Auch am nächsten Tag war das Thema noch heiß diskutiert. Während SPÖ-Bürgermeisterin Elisabeth Böhm das Kulturzentrum des Landes als Prestigeprojekt für Neusiedl am See sieht und auch als Chance einen „Schandfleck“ am See endlich in etwas Schönes zu verwandeln, hätte die ÖVP der Stadtgemeinde das Kulturzentrum lieber im Ortskern und nicht weitab vom Schuss im Seebad. Außerdem möchten Vizebürgermeisterin Sabine Nyikos und ihre Mannen die Bevölkerung mehr in das Projekt involviert. „Wir sind für ein Kulturzentrum in Neusiedl am See“, sagt sie. „Aber nicht um jeden Preis“.

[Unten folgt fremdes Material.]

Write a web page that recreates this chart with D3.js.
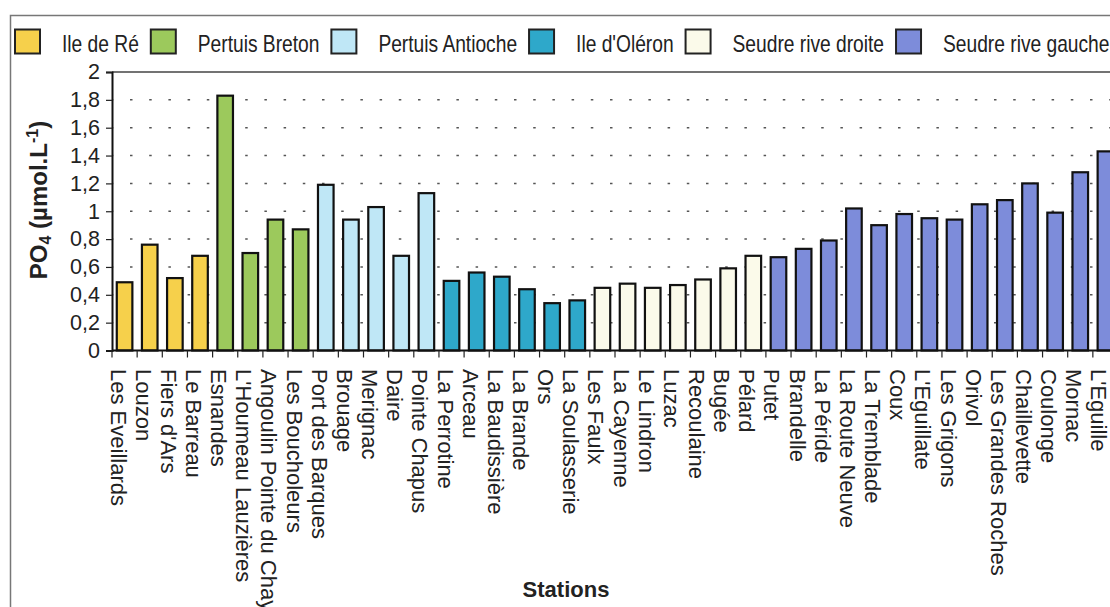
<!DOCTYPE html>
<html>
<head>
<meta charset="utf-8">
<script src="https://cdn.jsdelivr.net/npm/d3@7/dist/d3.min.js"></script>
<style>
    html, body { margin: 0; padding: 0; background: #fff; }
    svg { display: block; font-family: "Liberation Sans", Arial, sans-serif; }
</style>
</head>
<body>
<div id="chart"></div>
<script>
// Stations, in the order they appear along the x axis
const stations = [
    "Les Eveillards", "Louzon", "Fiers d'Ars", "Le Barreau",
    "Esnandes", "L'Houmeau Lauzières", "Angoulin Pointe du Chay", "Les Boucholeurs",
    "Port des Barques", "Brouage", "Merignac", "Daire", "Pointe Chapus",
    "La Perrotine", "Arceau", "La Baudissière", "La Brande", "Ors", "La Soulasserie",
    "Les Faulx", "La Cayenne", "Le Lindron", "Luzac", "Recoulaine", "Bugée", "Pélard",
    "Putet", "Brandelle", "La Péride", "La Route Neuve", "La Tremblade", "Coux",
    "L'Eguillate", "Les Grigons", "Orivol", "Les Grandes Roches", "Chaillevette",
    "Coulonge", "Mornac", "L'Eguille"
];

// PO4 (µmol.L-1)
const po4 = [
    0.49, 0.76, 0.52, 0.68,
    1.83, 0.70, 0.94, 0.87,
    1.19, 0.94, 1.03, 0.68, 1.13,
    0.50, 0.56, 0.53, 0.44, 0.34, 0.36,
    0.45, 0.48, 0.45, 0.47, 0.51, 0.59, 0.68,
    0.67, 0.73, 0.79, 1.02, 0.90, 0.98, 0.95, 0.94, 1.05, 1.08, 1.20, 0.99, 1.28, 1.43
];

const regions = ["Ile de Ré", "Pertuis Breton", "Pertuis Antioche", "Ile d'Oléron", "Seudre rive droite", "Seudre rive gauche"];
const regionCounts = [4, 4, 5, 6, 7, 14];
const yTicks = [0, 0.2, 0.4, 0.6, 0.8, 1, 1.2, 1.4, 1.6, 1.8, 2];

const regionColors = ["#f6d04b", "#9cc95c", "#bfe7f6", "#2ea8ca", "#fbfaea", "#7d8cda"];

// region index for each station
const stationRegion = [];
regionCounts.forEach((n, r) => { for (let i = 0; i < n; i++) stationRegion.push(r); });

const data = stations.map((name, i) => ({name: name, value: po4[i], region: stationRegion[i]}));

const width = 1110, height = 607;
const plot = {left: 112, top: 72, bottom: 350.5, step: 25.15};

const svg = d3.select("#chart").append("svg")
    .attr("width", width)
    .attr("height", height);

// outer frame (only top and left edges are inside the picture)
svg.append("path")
    .attr("d", "M 10.5," + height + " V 15.5 H " + width)
    .attr("fill", "none")
    .attr("stroke", "#777")
    .attr("stroke-width", 1.5);

const x = d3.scaleBand()
    .domain(stations)
    .range([plot.left, plot.left + plot.step * stations.length])
    .paddingInner(0.38)
    .paddingOuter(0.19);

const y = d3.scaleLinear()
    .domain([0, 2])
    .range([plot.bottom, plot.top]);

const xRight = plot.left + plot.step * stations.length;

// dotted gridlines
svg.append("g")
    .selectAll("line")
    .data(yTicks.filter(t => t > 0 && t < 2))
    .join("line")
    .attr("x1", plot.left)
    .attr("x2", xRight)
    .attr("y1", d => y(d))
    .attr("y2", d => y(d))
    .attr("stroke", "#555")
    .attr("stroke-width", 1.5)
    .attr("stroke-dasharray", "2.5 16.7")
    .attr("stroke-dashoffset", -18);

// plot area top border
svg.append("line")
    .attr("x1", plot.left)
    .attr("x2", xRight)
    .attr("y1", y(2))
    .attr("y2", y(2))
    .attr("stroke", "#444")
    .attr("stroke-width", 1.5);

// bars
svg.append("g")
    .selectAll("rect")
    .data(data)
    .join("rect")
    .attr("x", d => x(d.name))
    .attr("width", x.bandwidth())
    .attr("y", d => y(d.value))
    .attr("height", d => y(0) - y(d.value))
    .attr("fill", d => regionColors[d.region])
    .attr("stroke", "#111")
    .attr("stroke-width", 2.2);

// y axis
const yAxis = d3.axisLeft(y)
    .tickValues(yTicks)
    .tickSize(6)
    .tickPadding(6)
    .tickFormat(d => String(+d.toFixed(1)).replace(".", ","));

const yAxisSvg = svg.append("g")
    .attr("transform", "translate(" + plot.left + ",0)")
    .call(yAxis);

yAxisSvg.select(".domain").attr("stroke", "#111").attr("stroke-width", 2);
yAxisSvg.selectAll(".tick line").attr("stroke", "#222").attr("stroke-width", 1.2);
yAxisSvg.selectAll(".tick text")
    .attr("font-size", 21.5)
    .attr("font-family", "Liberation Sans, Arial, sans-serif")
    .attr("fill", "#222");

// x axis line and ticks between categories
svg.append("line")
    .attr("x1", plot.left)
    .attr("x2", xRight)
    .attr("y1", plot.bottom)
    .attr("y2", plot.bottom)
    .attr("stroke", "#111")
    .attr("stroke-width", 2);

svg.append("g")
    .selectAll("line")
    .data(stations)
    .join("line")
    .attr("x1", d => x(d) - x.step() * 0.19)
    .attr("x2", d => x(d) - x.step() * 0.19)
    .attr("y1", plot.bottom)
    .attr("y2", plot.bottom + 7)
    .attr("stroke", "#222")
    .attr("stroke-width", 1.2);

// station labels, rotated to read downwards
svg.append("g")
    .selectAll("text")
    .data(stations)
    .join("text")
    .attr("transform", d => "translate(" + (x(d) + x.bandwidth() / 2 - 14) + "," + 369 + ") rotate(90)")
    .attr("font-size", 22)
    .attr("fill", "#222")
    .text(d => d);

// axis titles
svg.append("text")
    .attr("x", 566)
    .attr("y", 597)
    .attr("text-anchor", "middle")
    .attr("font-size", 22)
    .attr("font-weight", "bold")
    .attr("fill", "#222")
    .text("Stations");

const yTitle = svg.append("text")
    .attr("transform", "translate(47,200) rotate(-90)")
    .attr("text-anchor", "middle")
    .attr("font-size", 24)
    .attr("font-weight", "bold")
    .attr("fill", "#222");
yTitle.append("tspan").text("PO");
yTitle.append("tspan").attr("font-size", 16).attr("dy", 4).text("4");
yTitle.append("tspan").attr("dy", -4).text(" (µmol.L");
yTitle.append("tspan").attr("font-size", 16).attr("dy", -9).text("-1");
yTitle.append("tspan").attr("dy", 9).text(")");

// legend: square then label, laid out left to right
const legend = svg.append("g");
let lx = 15;
regions.forEach((name, i) => {
    legend.append("rect")
        .attr("x", lx)
        .attr("y", 29.5)
        .attr("width", 25)
        .attr("height", 24)
        .attr("fill", regionColors[i])
        .attr("stroke", "#222")
        .attr("stroke-width", 2);
    lx += 25 + 22;
    const t = legend.append("text")
        .attr("transform", "translate(" + lx + ",51.5) scale(1,1.25)")
        .attr("font-size", 19.2)
        .attr("fill", "#222")
        .text(name);
    lx += t.node().getComputedTextLength() + 12;
});
</script>
</body>
</html>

Parkplatz und Wiese als Streitpunkt
Und meint damit den Preis, den das Land für ein 700 m² großes geschottertes Grundstück neben dem Seerestaurant, nämlich 24,50 Euro pro Quadratmeter, zahlen möchte. Das Seerestaurant selbst ging für 1600 Euro pro Quadratmeter ans Land. Nyikos ortet hier das „verscherbeln von Tafelsilber“. Wie aber können so konträre Preise auftreten? „Das Grundstück ist als Parkplatz gewidmet“, erklärt Böhm. „Das kann man nicht mit Baugrund vergleichen. Wenn wir aber vom Tafelsilber sprechen. Die ÖVP hat das Seerestaurant vor 40 Jahren an einen Privaten verscherbelt. Das wird gerne vergessen. Ich bin froh, dass es jetzt wieder in öffentlicher Hand ist.“
Den Kritikpunkt von Nyikos, dass für die vor dem Seerestaurant liegende Wiese (2000 ) ein Baurechtsvertrag für 1 Euro beschlossen werden sollte, erklärt die Bürgermeisterin so: „Das Baurecht dort wird benötigt, damit man Bühnen oder Skulpturen aufstellen kann. Es wird kein Gebäude geben“, so Böhm.
FPÖ meldete sich zu Wort
Auch Landtagsabgeordneter Mario Jaksch aus Bruckneudorf meldete sich am Tag danach zu Wort. Er sieht in dem Auszug der ÖVP in Neusiedl am See keinen normalen politischen Zwischenfall, sondern den erschreckender Beleg dafür, wie weit sich das „System Doskozil“ bereits von demokratischer Normalität entfernt hat. „Dass die ÖVP Mandatare gegangen sind, kam nicht aus dem Nichts“, so Jaksch. „Ich sehe den Grund darin, dass die SPÖ Burgenland versuchte, ihr Konzept für das neue Kulturzentrum in Neusiedl ohne ernsthafte Debatte und innerhalb weniger Tage durch den Gemeinderat zu drücken. Ohne Beteiligung, ohne Reflexion, ohne Transparenz. Nordkorea lässt grüßen. Das geht so nicht!“
Übrigens: Die Anträge der SPÖ am Dienstag wären durchgegangen. Denn auch, wenn die ÖVP dagegen gestimmt hätte, Rainer Fussenegger von den Grünen hat nach der Sitzung verraten, dass er und seine Parteikollegin mit der SPÖ mitgestimmt hätten. Nächste Chance für diesen und alle anderen Tagesordnungspunkte: In etwa zehn Tagen.
Verlässt die ÖVP diesmal die Sitzung, ist der Gemeinderat auch mit der Hälfte der Leute beschlussfähig. Ein zweites Mal geht diese Verzögerungstaktik also nicht auf.